Search code examples
xmlgomarshalling

How to marshal a large amount of data to XML


I need to send a large amount of data via XML and my Docker container runs out of memory when performing the task. Is there a way using Go to incrementally marshal a large XML document and also incrementally write it to a file so as to minimize memory usage?


Solution

  • Use xml.Encoder to stream the XML output to an io.Writer that may be a network connection (net.Conn) or a file (os.File). The complete result will not be kept in memory.

    You may use Encoder.Encode() to encode a Go value to XML. Generally you may pass any Go value that you would pass to xml.Marshal().

    Encoder.Encode() only helps if the data you want to marshal is ready in-memory, which may or may not be feasible to you. E.g. if you want to marshal a large list which cannot (or should not) be read into memory, this will not be a salvation to you.

    If the input data also cannot be held in memory, then you may construct the XML output by tokens and elements.
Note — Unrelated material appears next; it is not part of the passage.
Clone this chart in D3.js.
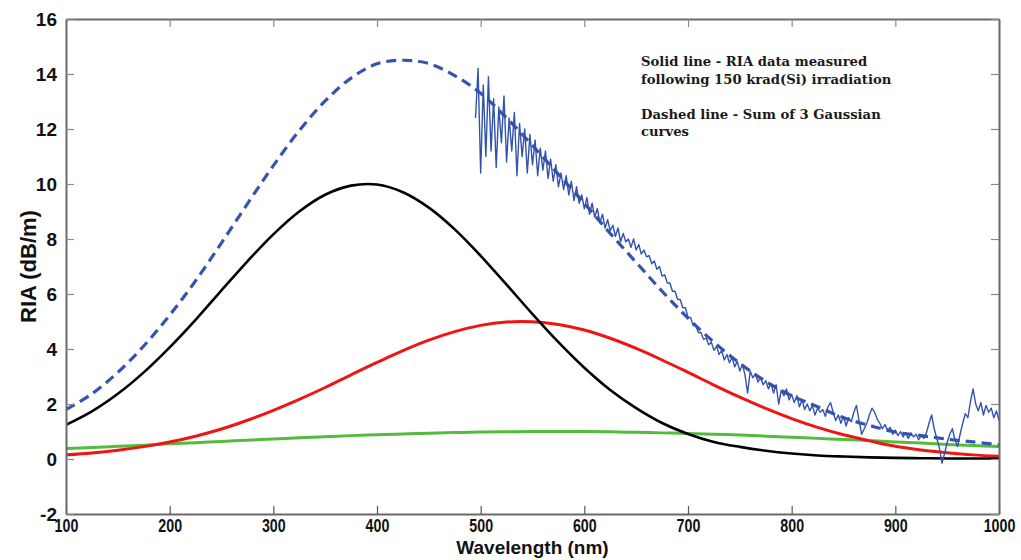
<!DOCTYPE html>
<html><head><meta charset="utf-8">
<script src="https://cdn.jsdelivr.net/npm/d3@7"></script>
<style>
html,body{margin:0;padding:0;background:#fff;}
svg{display:block;}
</style></head>
<body>
<script>
// ---- data ----
const modelWavelengths = [100,125,150,175,200,225,250,275,300,325,350,375,400,425,450,475,500,525,550,575,600,625,650,675,700,725,750,775,800,825,850,875,900,925,950,975,1000];
const gaussBlack = [1.24,1.73,2.37,3.15,4.06,5.06,6.13,7.19,8.17,9.00,9.61,9.94,9.98,9.70,9.14,8.35,7.39,6.34,5.27,4.25,3.32,2.51,1.85,1.31,0.91,0.62,0.44,0.30,0.20,0.13,0.09,0.06,0.04,0.03,0.02,0.02,0.02];
const gaussRed = [0.15,0.22,0.32,0.45,0.62,0.83,1.09,1.41,1.77,2.17,2.60,3.06,3.51,3.94,4.32,4.63,4.86,4.98,4.99,4.89,4.69,4.39,4.02,3.60,3.15,2.69,2.25,1.84,1.47,1.15,0.88,0.66,0.46,0.33,0.23,0.15,0.10];
const gaussGreen = [0.38,0.42,0.46,0.50,0.55,0.59,0.64,0.68,0.73,0.77,0.81,0.85,0.88,0.91,0.94,0.96,0.98,0.99,1.00,1.00,1.00,0.99,0.97,0.95,0.93,0.90,0.87,0.83,0.79,0.75,0.71,0.67,0.62,0.58,0.53,0.49,0.45];
const gaussSum = [1.80,2.37,3.15,4.11,5.23,6.48,7.86,9.28,10.67,11.94,13.02,13.85,14.37,14.50,14.38,13.94,13.30,12.40,11.40,10.35,9.30,8.20,7.15,6.10,5.12,4.25,3.48,2.82,2.30,1.90,1.50,1.22,0.98,0.85,0.72,0.62,0.52];

const measuredStart = 495, measuredStep = 2.5;
const measuredRIA = [
12.4,14.2,10.4,13.6,11.0,13.9,11.2,13.1,10.6,12.8,11.5,13.2,10.8,12.4,11.2,12.6,10.3,12.2,11.0,12.0,
10.4,11.8,10.7,11.6,10.3,11.3,10.5,11.2,10.2,10.9,10.1,10.7,9.9,10.4,9.8,10.3,9.6,10.1,9.4,9.9,
9.3,9.6,9.1,9.5,8.9,9.3,8.8,9.1,8.6,8.9,8.4,8.7,8.3,8.5,8.1,8.4,7.9,8.2,7.9,8.0,
7.7,8.0,7.6,7.8,7.45,7.6,7.35,7.4,7.1,7.2,6.9,7.0,6.65,6.7,6.4,6.4,6.1,6.1,5.8,5.8,
5.5,5.5,5.15,5.15,4.85,4.85,4.6,4.6,4.35,4.4,4.15,4.25,3.95,4.1,3.8,3.95,3.6,3.8,3.5,3.7,
3.35,3.55,3.2,3.45,3.05,2.4,3.2,2.95,3.1,2.8,2.95,2.7,2.85,2.55,2.75,2.4,2.7,2.0,2.5,2.3,
2.55,2.15,2.35,2.05,2.3,1.9,2.15,1.8,2.0,1.75,1.95,1.6,1.85,1.7,1.8,1.55,1.9,2.05,1.7,1.4,
1.6,1.3,1.55,1.2,1.5,1.35,1.7,1.95,1.4,0.9,1.1,1.3,1.6,1.85,1.7,1.45,1.3,1.1,1.25,1.05,
1.15,0.9,1.05,0.85,1.0,0.8,0.95,0.75,0.95,0.8,0.9,0.7,0.85,0.75,0.95,1.3,1.6,1.1,0.75,0.4,
-0.15,0.2,0.6,0.9,1.1,0.7,0.45,0.9,1.3,1.65,1.5,2.1,2.55,2.0,1.75,2.05,1.6,1.95,1.7,1.85,
1.5,1.75,1.4];

const xTicks = [100,200,300,400,500,600,700,800,900,1000];
const yTicks = [-2,0,2,4,6,8,10,12,14,16];
const annotation = ["Solid line - RIA data measured","following 150 krad(Si) irradiation","","Dashed line - Sum of 3 Gaussian","curves"];
const xTitle = "Wavelength (nm)";
const yTitle = "RIA (dB/m)";

// ---- chart ----
const W = 1021, H = 560;
const m = {left:66, right:22, top:19, bottom:46};
const svg = d3.select("body").append("svg").attr("width",W).attr("height",H);
svg.append("rect").attr("width",W).attr("height",H).attr("fill","#fff");

const x = d3.scaleLinear().domain([100,1000]).range([m.left, W-m.right]);
const y = d3.scaleLinear().domain([-2,16]).range([H-m.bottom, m.top]);

svg.append("defs").append("clipPath").attr("id","clip")
  .append("rect").attr("x",m.left).attr("y",m.top).attr("width",x(1000)-x(100)).attr("height",y(-2)-y(16));

const plot = svg.append("g").attr("clip-path","url(#clip)");

const modelLine = vals => d3.line()
  .x((d,i)=>x(modelWavelengths[i])).y(d=>y(d)).curve(d3.curveCatmullRom)(vals);

plot.append("path").attr("d",modelLine(gaussGreen)).attr("fill","none")
  .attr("stroke","#55bb3c").attr("stroke-width",3);
plot.append("path").attr("d",modelLine(gaussRed)).attr("fill","none")
  .attr("stroke","#ee1515").attr("stroke-width",3);
plot.append("path").attr("d",modelLine(gaussBlack)).attr("fill","none")
  .attr("stroke","#000").attr("stroke-width",2.6);
plot.append("path").attr("d",modelLine(gaussSum)).attr("fill","none")
  .attr("stroke","#3454b0").attr("stroke-width",3.2).attr("stroke-dasharray","10,6");

const measLine = d3.line().x((d,i)=>x(measuredStart+i*measuredStep)).y(d=>y(d));
plot.append("path").attr("d",measLine(measuredRIA)).attr("fill","none")
  .attr("stroke","#3252ad").attr("stroke-width",1.4).attr("stroke-linejoin","round");

// axes (MATLAB style, ticks inward)
const tickLen = 8;
const fmt = d => String(d);
const axBottom = svg.append("g").attr("transform",`translate(0,${y(-2)})`)
  .call(d3.axisBottom(x).tickValues(xTicks).tickFormat(fmt).tickSizeInner(-tickLen).tickSizeOuter(0).tickPadding(5));
const axTop = svg.append("g").attr("transform",`translate(0,${y(16)})`)
  .call(d3.axisTop(x).tickValues(xTicks).tickSizeInner(-tickLen).tickSizeOuter(0).tickFormat(""));
const axLeft = svg.append("g").attr("transform",`translate(${x(100)},0)`)
  .call(d3.axisLeft(y).tickValues(yTicks).tickFormat(fmt).tickSizeInner(-tickLen).tickSizeOuter(0).tickPadding(9));
const axRight = svg.append("g").attr("transform",`translate(${x(1000)},0)`)
  .call(d3.axisRight(y).tickValues(yTicks).tickSizeInner(-tickLen).tickSizeOuter(0).tickFormat(""));

[axBottom,axTop,axLeft,axRight].forEach(a=>{
  a.select(".domain").attr("stroke","#6a6a6a").attr("stroke-width",2);
  a.selectAll(".tick line").attr("stroke","#8a8a8a").attr("stroke-width",1.2);
  a.selectAll("text").attr("font-family","Liberation Sans, Arial, sans-serif")
    .attr("font-weight","bold").attr("font-size",19).attr("fill","#111");
});
axBottom.selectAll(".tick line").attr("stroke","#555");
axBottom.selectAll("text").attr("transform","scale(0.75,1)").attr("font-size",19);

svg.append("text").attr("x",(x(100)+x(1000))/2).attr("y",554)
  .attr("text-anchor","middle").attr("font-family","Liberation Sans, Arial, sans-serif")
  .attr("font-weight","bold").attr("font-size",19).attr("fill","#111").text(xTitle);
svg.append("text").attr("transform",`translate(36,${(y(-2)+y(16))/2}) rotate(-90)`)
  .attr("text-anchor","middle").attr("font-family","Liberation Sans, Arial, sans-serif")
  .attr("font-weight","bold").attr("font-size",22).attr("fill","#111").text(yTitle);

const ann = svg.append("g").attr("font-family","DejaVu Serif, serif").attr("font-weight","bold")
  .attr("font-size",13.2).attr("fill","#1a1a1a");
annotation.forEach((t,i)=>{
  if(t) ann.append("text").attr("x",641).attr("y",66+i*17.5).text(t);
});
</script>
</body></html>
You may use Encoder.EncodeToken() for this which allows you to write "parts" of the result XML document.

    For example if you want to write a large list to the output, you may write a start element tag (e.g. <list>), then write the elements of the list one-by-one (each fetched from database or from file, or constructed by an algorithm on-the-fly), and once the list is marshaled, you may close the list element tag (</list>).

    Here's a simple example how you can do that:

    type Student struct {
        ID   int
        Name string
    }
    
    func main() {
        he := func(err error) {
            if err != nil {
                panic(err) // In your app, handle error properly
            }
        }
    
        // For demo purposes we use an in-memory buffer,
        // but this may be an os.File too.
        buf := &bytes.Buffer{}
    
        enc := xml.NewEncoder(buf)
        enc.Indent("", "  ")
    
        he(enc.EncodeToken(xml.StartElement{Name: xml.Name{Local: "list"}}))
        for i := 0; i < 3; i++ {
            // Here you can fetch / construct the records
            he(enc.Encode(Student{ID: i, Name: string(i + 'A')}))
        }
        he(enc.EncodeToken(xml.EndElement{Name: xml.Name{Local: "list"}}))
        he(enc.Flush())
    
        fmt.Println(buf.String())
    }
    

    Output of the above is (try it on the Go Playground):

    <list>
      <Student>
        <ID>0</ID>
        <Name>A</Name>
      </Student>
      <Student>
        <ID>1</ID>
        <Name>B</Name>
      </Student>
      <Student>
        <ID>2</ID>
        <Name>C</Name>
      </Student>
    </list>